======== Given material ========

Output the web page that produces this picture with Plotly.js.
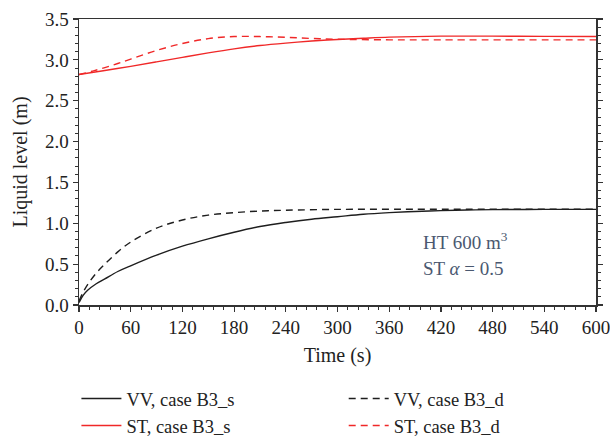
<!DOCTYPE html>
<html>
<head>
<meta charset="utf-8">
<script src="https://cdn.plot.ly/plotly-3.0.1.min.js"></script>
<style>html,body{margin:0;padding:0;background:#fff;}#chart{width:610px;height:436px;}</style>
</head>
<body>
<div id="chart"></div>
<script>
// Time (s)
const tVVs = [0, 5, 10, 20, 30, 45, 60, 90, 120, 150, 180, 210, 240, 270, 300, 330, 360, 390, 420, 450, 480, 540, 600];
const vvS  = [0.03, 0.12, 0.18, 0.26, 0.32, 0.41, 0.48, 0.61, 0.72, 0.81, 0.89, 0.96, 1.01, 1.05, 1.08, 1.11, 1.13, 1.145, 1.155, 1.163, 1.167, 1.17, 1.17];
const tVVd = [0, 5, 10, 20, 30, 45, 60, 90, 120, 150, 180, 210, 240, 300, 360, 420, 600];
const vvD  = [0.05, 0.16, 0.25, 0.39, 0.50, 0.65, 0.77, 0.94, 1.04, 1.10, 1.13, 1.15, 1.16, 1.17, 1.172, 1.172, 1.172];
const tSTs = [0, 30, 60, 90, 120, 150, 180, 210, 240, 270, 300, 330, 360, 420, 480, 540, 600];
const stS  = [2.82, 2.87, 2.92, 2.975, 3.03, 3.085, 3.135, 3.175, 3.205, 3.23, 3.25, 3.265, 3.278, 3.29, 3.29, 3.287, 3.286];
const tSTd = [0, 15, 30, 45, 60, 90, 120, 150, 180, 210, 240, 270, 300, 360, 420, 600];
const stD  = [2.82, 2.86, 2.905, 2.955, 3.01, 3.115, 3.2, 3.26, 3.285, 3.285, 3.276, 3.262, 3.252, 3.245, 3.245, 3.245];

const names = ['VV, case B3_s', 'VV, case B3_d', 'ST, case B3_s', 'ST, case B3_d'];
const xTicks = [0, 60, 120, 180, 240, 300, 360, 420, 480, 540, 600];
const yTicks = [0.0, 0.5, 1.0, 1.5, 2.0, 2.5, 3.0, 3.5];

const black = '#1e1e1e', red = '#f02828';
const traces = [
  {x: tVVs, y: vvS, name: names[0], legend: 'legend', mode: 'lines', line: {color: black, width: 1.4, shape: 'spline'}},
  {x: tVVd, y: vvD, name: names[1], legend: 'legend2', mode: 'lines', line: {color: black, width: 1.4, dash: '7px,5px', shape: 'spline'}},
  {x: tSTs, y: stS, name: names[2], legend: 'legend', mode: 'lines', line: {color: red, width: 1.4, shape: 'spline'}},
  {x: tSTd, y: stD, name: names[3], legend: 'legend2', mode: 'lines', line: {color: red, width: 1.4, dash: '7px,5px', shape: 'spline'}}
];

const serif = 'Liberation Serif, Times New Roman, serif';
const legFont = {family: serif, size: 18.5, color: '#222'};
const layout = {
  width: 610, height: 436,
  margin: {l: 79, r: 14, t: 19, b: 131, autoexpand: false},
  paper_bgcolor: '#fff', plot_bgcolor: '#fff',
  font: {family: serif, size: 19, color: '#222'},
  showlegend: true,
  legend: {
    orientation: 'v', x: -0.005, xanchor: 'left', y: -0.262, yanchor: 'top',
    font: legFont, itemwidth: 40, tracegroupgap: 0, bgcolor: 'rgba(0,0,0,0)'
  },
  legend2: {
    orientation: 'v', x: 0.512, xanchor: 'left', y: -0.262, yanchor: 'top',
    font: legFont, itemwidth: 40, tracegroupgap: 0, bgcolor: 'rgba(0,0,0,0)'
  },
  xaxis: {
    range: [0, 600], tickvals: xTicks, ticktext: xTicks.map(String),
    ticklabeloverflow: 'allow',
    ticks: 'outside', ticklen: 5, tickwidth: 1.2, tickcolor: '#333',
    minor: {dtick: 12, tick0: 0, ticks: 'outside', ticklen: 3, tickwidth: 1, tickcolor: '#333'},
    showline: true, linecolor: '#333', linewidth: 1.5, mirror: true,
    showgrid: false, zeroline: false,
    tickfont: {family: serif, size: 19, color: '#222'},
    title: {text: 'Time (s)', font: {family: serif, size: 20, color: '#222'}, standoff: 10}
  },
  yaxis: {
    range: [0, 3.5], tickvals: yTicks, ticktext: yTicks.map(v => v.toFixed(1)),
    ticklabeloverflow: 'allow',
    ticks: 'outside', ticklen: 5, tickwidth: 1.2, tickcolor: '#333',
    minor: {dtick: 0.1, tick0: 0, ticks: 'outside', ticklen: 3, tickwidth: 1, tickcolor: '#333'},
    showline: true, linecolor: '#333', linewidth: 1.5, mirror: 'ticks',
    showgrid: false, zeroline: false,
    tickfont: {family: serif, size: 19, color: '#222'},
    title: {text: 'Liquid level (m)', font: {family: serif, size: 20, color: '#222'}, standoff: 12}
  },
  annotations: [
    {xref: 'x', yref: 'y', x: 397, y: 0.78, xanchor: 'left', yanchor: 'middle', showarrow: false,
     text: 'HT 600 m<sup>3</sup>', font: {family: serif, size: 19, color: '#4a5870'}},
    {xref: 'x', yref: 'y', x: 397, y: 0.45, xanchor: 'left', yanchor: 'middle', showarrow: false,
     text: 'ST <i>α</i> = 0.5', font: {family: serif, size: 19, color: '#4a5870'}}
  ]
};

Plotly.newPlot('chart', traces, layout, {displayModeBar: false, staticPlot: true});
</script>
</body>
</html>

========

- [Exercise directions]: Word for word, quote the lines above. Omit the pictures.

- [Exercise output]:
Output the web page that produces this picture with Plotly.js.
<!DOCTYPE html>
<html>
<head>
<meta charset="utf-8">
<script src="https://cdn.plot.ly/plotly-3.0.1.min.js"></script>
<style>html,body{margin:0;padding:0;background:#fff;}#chart{width:610px;height:436px;}</style>
</head>
<body>
<div id="chart"></div>
<script>
// Time (s)
const tVVs = [0, 5, 10, 20, 30, 45, 60, 90, 120, 150, 180, 210, 240, 270, 300, 330, 360, 390, 420, 450, 480, 540, 600];
const vvS  = [0.03, 0.12, 0.18, 0.26, 0.32, 0.41, 0.48, 0.61, 0.72, 0.81, 0.89, 0.96, 1.01, 1.05, 1.08, 1.11, 1.13, 1.145, 1.155, 1.163, 1.167, 1.17, 1.17];
const tVVd = [0, 5, 10, 20, 30, 45, 60, 90, 120, 150, 180, 210, 240, 300, 360, 420, 600];
const vvD  = [0.05, 0.16, 0.25, 0.39, 0.50, 0.65, 0.77, 0.94, 1.04, 1.10, 1.13, 1.15, 1.16, 1.17, 1.172, 1.172, 1.172];
const tSTs = [0, 30, 60, 90, 120, 150, 180, 210, 240, 270, 300, 330, 360, 420, 480, 540, 600];
const stS  = [2.82, 2.87, 2.92, 2.975, 3.03, 3.085, 3.135, 3.175, 3.205, 3.23, 3.25, 3.265, 3.278, 3.29, 3.29, 3.287, 3.286];
const tSTd = [0, 15, 30, 45, 60, 90, 120, 150, 180, 210, 240, 270, 300, 360, 420, 600];
const stD  = [2.82, 2.86, 2.905, 2.955, 3.01, 3.115, 3.2, 3.26, 3.285, 3.285, 3.276, 3.262, 3.252, 3.245, 3.245, 3.245];

const names = ['VV, case B3_s', 'VV, case B3_d', 'ST, case B3_s', 'ST, case B3_d'];
const xTicks = [0, 60, 120, 180, 240, 300, 360, 420, 480, 540, 600];
const yTicks = [0.0, 0.5, 1.0, 1.5, 2.0, 2.5, 3.0, 3.5];

const black = '#1e1e1e', red = '#f02828';
const traces = [
  {x: tVVs, y: vvS, name: names[0], legend: 'legend', mode: 'lines', line: {color: black, width: 1.4, shape: 'spline'}},
  {x: tVVd, y: vvD, name: names[1], legend: 'legend2', mode: 'lines', line: {color: black, width: 1.4, dash: '7px,5px', shape: 'spline'}},
  {x: tSTs, y: stS, name: names[2], legend: 'legend', mode: 'lines', line: {color: red, width: 1.4, shape: 'spline'}},
  {x: tSTd, y: stD, name: names[3], legend: 'legend2', mode: 'lines', line: {color: red, width: 1.4, dash: '7px,5px', shape: 'spline'}}
];

const serif = 'Liberation Serif, Times New Roman, serif';
const legFont = {family: serif, size: 18.5, color: '#222'};
const layout = {
  width: 610, height: 436,
  margin: {l: 79, r: 14, t: 19, b: 131, autoexpand: false},
  paper_bgcolor: '#fff', plot_bgcolor: '#fff',
  font: {family: serif, size: 19, color: '#222'},
  showlegend: true,
  legend: {
    orientation: 'v', x: -0.005, xanchor: 'left', y: -0.262, yanchor: 'top',
    font: legFont, itemwidth: 40, tracegroupgap: 0, bgcolor: 'rgba(0,0,0,0)'
  },
  legend2: {
    orientation: 'v', x: 0.512, xanchor: 'left', y: -0.262, yanchor: 'top',
    font: legFont, itemwidth: 40, tracegroupgap: 0, bgcolor: 'rgba(0,0,0,0)'
  },
  xaxis: {
    range: [0, 600], tickvals: xTicks, ticktext: xTicks.map(String),
    ticklabeloverflow: 'allow',
    ticks: 'outside', ticklen: 5, tickwidth: 1.2, tickcolor: '#333',
    minor: {dtick: 12, tick0: 0, ticks: 'outside', ticklen: 3, tickwidth: 1, tickcolor: '#333'},
    showline: true, linecolor: '#333', linewidth: 1.5, mirror: true,
    showgrid: false, zeroline: false,
    tickfont: {family: serif, size: 19, color: '#222'},
    title: {text: 'Time (s)', font: {family: serif, size: 20, color: '#222'}, standoff: 10}
  },
  yaxis: {
    range: [0, 3.5], tickvals: yTicks, ticktext: yTicks.map(v => v.toFixed(1)),
    ticklabeloverflow: 'allow',
    ticks: 'outside', ticklen: 5, tickwidth: 1.2, tickcolor: '#333',
    minor: {dtick: 0.1, tick0: 0, ticks: 'outside', ticklen: 3, tickwidth: 1, tickcolor: '#333'},
    showline: true, linecolor: '#333', linewidth: 1.5, mirror: 'ticks',
    showgrid: false, zeroline: false,
    tickfont: {family: serif, size: 19, color: '#222'},
    title: {text: 'Liquid level (m)', font: {family: serif, size: 20, color: '#222'}, standoff: 12}
  },
  annotations: [
    {xref: 'x', yref: 'y', x: 397, y: 0.78, xanchor: 'left', yanchor: 'middle', showarrow: false,
     text: 'HT 600 m<sup>3</sup>', font: {family: serif, size: 19, color: '#4a5870'}},
    {xref: 'x', yref: 'y', x: 397, y: 0.45, xanchor: 'left', yanchor: 'middle', showarrow: false,
     text: 'ST <i>α</i> = 0.5', font: {family: serif, size: 19, color: '#4a5870'}}
  ]
};

Plotly.newPlot('chart', traces, layout, {displayModeBar: false, staticPlot: true});
</script>
</body>
</html>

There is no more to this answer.